As the pre-ADA environment is viewed as efficient (or moving toward efficiency as market competition eliminates discriminatory employers), the ADA’s “equal pay” and reasonable accommodation requirements are predicted to lead to inefficiencies and to the imposition of costs on all affected. Each requirement is predicted to have deleterious effects on disabled and nondisabled individuals, on firms, and on the economy.[39]

The ADA’s equal-pay requirement is predicted to force employers to pay individuals with disabilities more than they otherwise would. Under the ADA, those who would be hired at a lower wage, whether due to accommodation costs or discrimination, must be paid what the employer pays nondisabled individuals. The resultant payment increase leads to the loss of employment for some disabled individuals, as fewer such persons are demanded at the higher wage.[40] Although higher wages would attract more disabled individuals to the labor market, many new entrants will remain unemployed because fewer persons are demanded.

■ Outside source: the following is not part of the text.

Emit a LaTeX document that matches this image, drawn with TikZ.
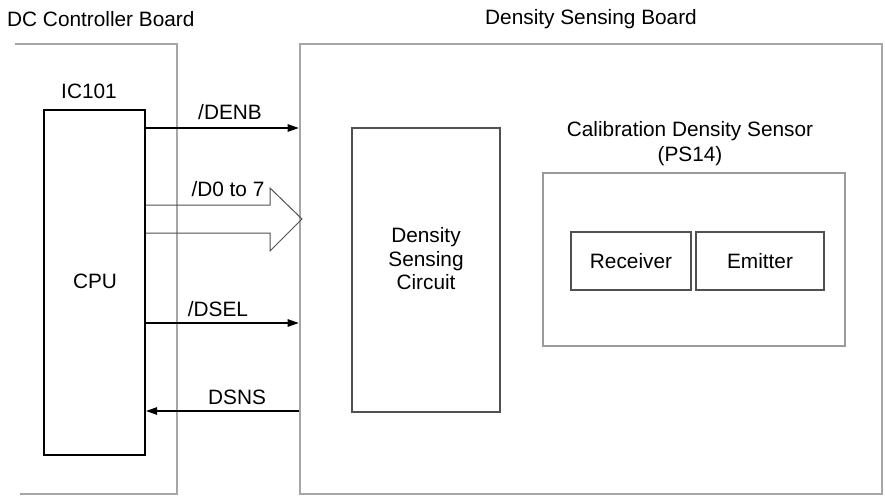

Furthermore, because the ADA does not allow firms to pick and choose to whom accommodations will be provided, the law’s accommodation mandate is predicted to force firms to pay more than what an individual is “worth” to the firm.[41] In short, the ADA’s accommodation requirement is expected to force employers to provide accommodations they otherwise would not have provided—those that are not profitable—and the ADA’s equal-pay requirement prevents the added expense from being transferred to the employee through a lower wage.[42]